Leave out every picture, then output exactly the lines between the ones holding "Generate a web" and "var yTicks = [0, 20, 40, 60, 80, 100];", inclusive, and nothing beyond them.

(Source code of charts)
* * *
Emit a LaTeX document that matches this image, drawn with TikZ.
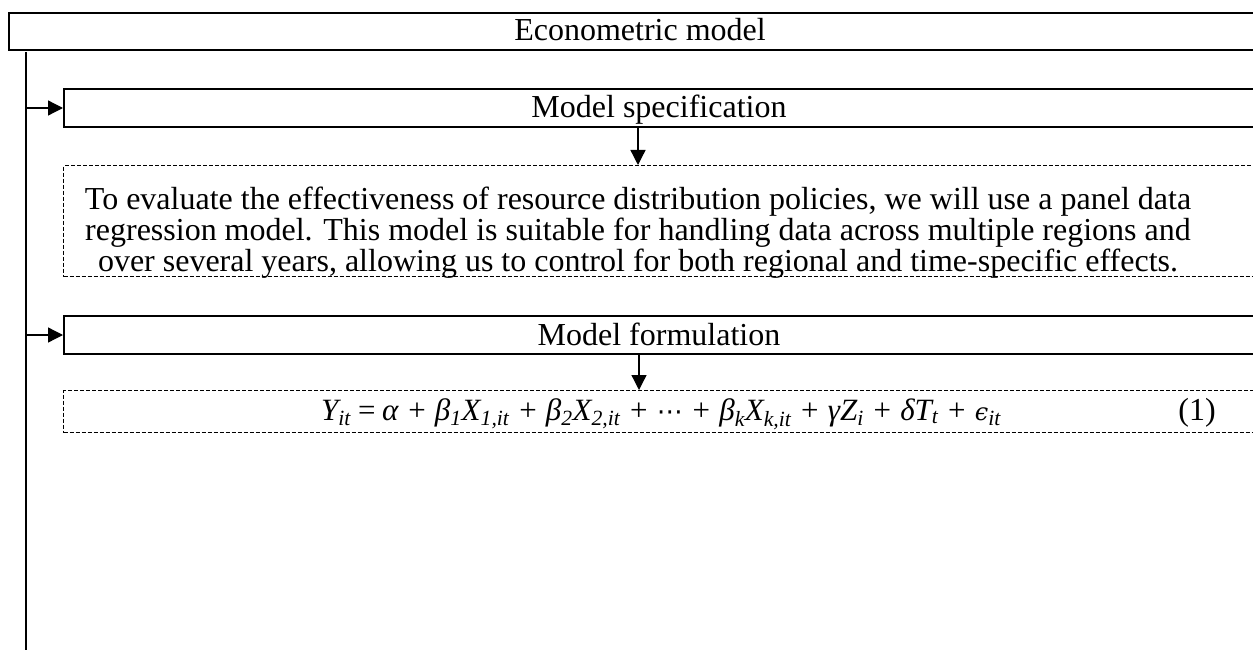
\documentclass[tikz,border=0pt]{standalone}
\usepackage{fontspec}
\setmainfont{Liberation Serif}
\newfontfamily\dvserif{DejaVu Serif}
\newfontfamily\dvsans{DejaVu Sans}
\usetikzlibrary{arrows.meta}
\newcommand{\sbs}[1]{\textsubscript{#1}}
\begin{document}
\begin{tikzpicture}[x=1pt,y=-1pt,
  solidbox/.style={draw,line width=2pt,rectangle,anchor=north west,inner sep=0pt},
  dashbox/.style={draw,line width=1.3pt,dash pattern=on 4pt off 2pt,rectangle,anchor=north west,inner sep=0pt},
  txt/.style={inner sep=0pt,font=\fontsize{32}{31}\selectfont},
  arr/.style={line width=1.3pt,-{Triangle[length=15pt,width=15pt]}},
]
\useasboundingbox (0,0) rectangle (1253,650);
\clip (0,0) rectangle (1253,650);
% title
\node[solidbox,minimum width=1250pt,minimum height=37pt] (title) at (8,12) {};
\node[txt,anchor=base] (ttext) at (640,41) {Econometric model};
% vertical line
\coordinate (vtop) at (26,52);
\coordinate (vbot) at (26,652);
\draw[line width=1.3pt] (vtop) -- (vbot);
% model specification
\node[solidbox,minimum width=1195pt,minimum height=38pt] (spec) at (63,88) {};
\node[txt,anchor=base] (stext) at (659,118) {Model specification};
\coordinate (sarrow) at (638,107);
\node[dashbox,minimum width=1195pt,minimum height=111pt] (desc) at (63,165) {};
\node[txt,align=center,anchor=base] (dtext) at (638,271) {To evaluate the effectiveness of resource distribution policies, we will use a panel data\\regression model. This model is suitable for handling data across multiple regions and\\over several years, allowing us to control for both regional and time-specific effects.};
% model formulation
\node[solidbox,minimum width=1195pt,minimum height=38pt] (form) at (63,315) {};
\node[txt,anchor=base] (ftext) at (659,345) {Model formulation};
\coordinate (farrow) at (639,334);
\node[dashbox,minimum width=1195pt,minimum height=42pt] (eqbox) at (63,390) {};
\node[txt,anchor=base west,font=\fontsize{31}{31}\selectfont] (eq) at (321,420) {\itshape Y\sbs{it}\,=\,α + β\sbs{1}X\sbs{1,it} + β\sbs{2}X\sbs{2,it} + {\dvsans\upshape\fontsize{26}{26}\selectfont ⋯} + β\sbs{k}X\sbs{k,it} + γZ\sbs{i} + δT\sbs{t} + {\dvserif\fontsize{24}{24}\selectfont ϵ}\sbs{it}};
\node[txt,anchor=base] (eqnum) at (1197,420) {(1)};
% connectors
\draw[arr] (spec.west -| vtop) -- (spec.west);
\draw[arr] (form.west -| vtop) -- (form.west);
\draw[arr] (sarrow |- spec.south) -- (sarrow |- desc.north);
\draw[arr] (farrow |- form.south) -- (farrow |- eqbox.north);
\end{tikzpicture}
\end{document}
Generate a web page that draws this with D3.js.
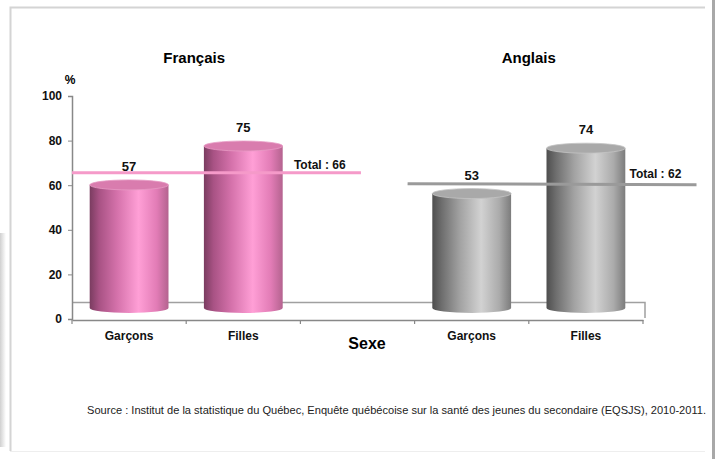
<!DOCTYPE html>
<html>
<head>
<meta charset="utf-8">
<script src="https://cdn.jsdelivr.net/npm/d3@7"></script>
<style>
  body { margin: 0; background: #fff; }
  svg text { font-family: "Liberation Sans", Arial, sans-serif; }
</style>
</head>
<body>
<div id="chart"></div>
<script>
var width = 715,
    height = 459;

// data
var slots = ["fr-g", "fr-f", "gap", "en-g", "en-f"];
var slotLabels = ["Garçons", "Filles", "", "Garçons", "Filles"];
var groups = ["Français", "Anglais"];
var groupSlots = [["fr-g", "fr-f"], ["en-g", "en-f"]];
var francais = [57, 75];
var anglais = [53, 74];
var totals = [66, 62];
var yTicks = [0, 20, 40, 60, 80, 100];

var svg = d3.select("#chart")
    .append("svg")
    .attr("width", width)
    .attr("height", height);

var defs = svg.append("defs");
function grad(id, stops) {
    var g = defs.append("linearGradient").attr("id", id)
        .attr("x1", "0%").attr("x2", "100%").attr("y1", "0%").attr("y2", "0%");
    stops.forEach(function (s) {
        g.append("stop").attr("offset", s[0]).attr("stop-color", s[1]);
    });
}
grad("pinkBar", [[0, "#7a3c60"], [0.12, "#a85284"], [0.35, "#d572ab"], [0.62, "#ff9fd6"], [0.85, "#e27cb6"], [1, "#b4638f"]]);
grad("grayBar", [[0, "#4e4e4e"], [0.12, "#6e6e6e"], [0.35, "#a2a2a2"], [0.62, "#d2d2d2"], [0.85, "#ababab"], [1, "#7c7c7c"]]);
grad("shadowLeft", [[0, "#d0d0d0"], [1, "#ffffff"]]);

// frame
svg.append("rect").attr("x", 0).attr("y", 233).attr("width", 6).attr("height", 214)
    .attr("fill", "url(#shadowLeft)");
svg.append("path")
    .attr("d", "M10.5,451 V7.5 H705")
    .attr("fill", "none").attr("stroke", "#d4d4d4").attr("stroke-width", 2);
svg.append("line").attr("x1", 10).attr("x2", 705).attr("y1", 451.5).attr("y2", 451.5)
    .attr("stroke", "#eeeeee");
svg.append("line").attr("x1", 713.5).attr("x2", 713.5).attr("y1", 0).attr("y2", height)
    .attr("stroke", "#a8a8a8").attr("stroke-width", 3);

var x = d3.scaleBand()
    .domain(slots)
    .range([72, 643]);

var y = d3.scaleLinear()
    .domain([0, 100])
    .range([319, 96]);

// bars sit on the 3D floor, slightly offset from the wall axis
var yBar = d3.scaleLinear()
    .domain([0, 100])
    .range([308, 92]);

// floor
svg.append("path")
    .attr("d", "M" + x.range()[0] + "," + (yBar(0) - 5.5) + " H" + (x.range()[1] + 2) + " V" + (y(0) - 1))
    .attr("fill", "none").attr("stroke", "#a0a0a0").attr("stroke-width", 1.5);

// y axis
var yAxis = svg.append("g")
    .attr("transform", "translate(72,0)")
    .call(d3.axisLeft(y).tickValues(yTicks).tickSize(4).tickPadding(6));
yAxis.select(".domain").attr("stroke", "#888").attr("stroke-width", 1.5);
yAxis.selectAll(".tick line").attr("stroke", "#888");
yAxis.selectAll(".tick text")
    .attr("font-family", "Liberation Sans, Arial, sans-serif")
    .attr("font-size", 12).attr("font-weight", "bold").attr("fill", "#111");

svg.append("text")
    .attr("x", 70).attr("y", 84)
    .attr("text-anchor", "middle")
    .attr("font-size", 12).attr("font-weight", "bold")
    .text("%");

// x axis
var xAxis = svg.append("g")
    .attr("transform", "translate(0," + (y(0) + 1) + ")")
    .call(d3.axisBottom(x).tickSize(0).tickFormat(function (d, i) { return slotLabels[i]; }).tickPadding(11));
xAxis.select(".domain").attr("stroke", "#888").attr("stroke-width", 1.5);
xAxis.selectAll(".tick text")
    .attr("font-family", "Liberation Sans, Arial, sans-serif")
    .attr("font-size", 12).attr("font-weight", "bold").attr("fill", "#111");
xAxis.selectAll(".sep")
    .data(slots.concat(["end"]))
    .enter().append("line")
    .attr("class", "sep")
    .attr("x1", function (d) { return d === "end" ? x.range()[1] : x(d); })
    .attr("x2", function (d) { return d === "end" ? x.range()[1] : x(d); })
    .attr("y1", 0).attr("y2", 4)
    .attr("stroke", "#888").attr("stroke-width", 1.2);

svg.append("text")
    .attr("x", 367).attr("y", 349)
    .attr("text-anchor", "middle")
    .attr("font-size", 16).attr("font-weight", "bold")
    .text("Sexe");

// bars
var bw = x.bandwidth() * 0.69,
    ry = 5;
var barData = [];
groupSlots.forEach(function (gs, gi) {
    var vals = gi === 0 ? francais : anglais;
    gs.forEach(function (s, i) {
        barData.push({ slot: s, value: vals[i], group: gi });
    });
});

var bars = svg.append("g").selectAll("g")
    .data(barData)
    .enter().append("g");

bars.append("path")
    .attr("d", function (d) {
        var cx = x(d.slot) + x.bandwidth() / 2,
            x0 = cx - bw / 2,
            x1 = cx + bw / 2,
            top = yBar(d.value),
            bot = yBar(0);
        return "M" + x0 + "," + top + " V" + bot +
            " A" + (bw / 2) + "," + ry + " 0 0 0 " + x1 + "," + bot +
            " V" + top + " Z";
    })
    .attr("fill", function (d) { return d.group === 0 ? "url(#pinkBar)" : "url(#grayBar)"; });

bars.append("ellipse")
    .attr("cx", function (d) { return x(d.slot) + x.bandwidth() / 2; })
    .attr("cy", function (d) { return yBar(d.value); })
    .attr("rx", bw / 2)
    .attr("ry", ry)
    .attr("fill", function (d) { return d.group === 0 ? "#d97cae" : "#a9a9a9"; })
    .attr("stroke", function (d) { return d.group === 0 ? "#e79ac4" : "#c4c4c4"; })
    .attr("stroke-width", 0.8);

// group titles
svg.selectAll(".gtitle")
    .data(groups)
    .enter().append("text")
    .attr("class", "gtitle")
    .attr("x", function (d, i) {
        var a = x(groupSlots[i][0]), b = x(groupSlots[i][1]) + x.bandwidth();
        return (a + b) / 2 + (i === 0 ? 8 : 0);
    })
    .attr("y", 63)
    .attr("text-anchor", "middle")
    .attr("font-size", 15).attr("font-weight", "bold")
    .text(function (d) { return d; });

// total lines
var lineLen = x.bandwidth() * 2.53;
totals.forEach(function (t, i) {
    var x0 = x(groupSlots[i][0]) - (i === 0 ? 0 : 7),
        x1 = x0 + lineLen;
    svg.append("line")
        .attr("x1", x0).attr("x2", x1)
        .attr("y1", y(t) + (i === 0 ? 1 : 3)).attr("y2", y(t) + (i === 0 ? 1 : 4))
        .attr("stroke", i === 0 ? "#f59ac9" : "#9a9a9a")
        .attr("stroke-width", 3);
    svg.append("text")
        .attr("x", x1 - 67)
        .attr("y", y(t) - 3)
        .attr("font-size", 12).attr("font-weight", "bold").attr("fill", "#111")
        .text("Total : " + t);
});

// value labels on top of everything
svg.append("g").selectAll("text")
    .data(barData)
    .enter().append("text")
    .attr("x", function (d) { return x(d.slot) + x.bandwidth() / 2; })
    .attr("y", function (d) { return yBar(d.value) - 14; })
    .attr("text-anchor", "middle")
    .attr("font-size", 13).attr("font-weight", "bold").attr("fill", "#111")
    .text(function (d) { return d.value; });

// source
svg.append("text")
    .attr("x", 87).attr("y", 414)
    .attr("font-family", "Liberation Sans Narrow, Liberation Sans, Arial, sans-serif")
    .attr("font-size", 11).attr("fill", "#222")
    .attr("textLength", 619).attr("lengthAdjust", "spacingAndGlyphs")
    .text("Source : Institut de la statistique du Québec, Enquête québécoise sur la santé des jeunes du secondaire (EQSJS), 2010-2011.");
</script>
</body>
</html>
* * *
• Answer in full:
Generate a web page that draws this with D3.js.
<!DOCTYPE html>
<html>
<head>
<meta charset="utf-8">
<script src="https://cdn.jsdelivr.net/npm/d3@7"></script>
<style>
  body { margin: 0; background: #fff; }
  svg text { font-family: "Liberation Sans", Arial, sans-serif; }
</style>
</head>
<body>
<div id="chart"></div>
<script>
var width = 715,
    height = 459;

// data
var slots = ["fr-g", "fr-f", "gap", "en-g", "en-f"];
var slotLabels = ["Garçons", "Filles", "", "Garçons", "Filles"];
var groups = ["Français", "Anglais"];
var groupSlots = [["fr-g", "fr-f"], ["en-g", "en-f"]];
var francais = [57, 75];
var anglais = [53, 74];
var totals = [66, 62];
var yTicks = [0, 20, 40, 60, 80, 100];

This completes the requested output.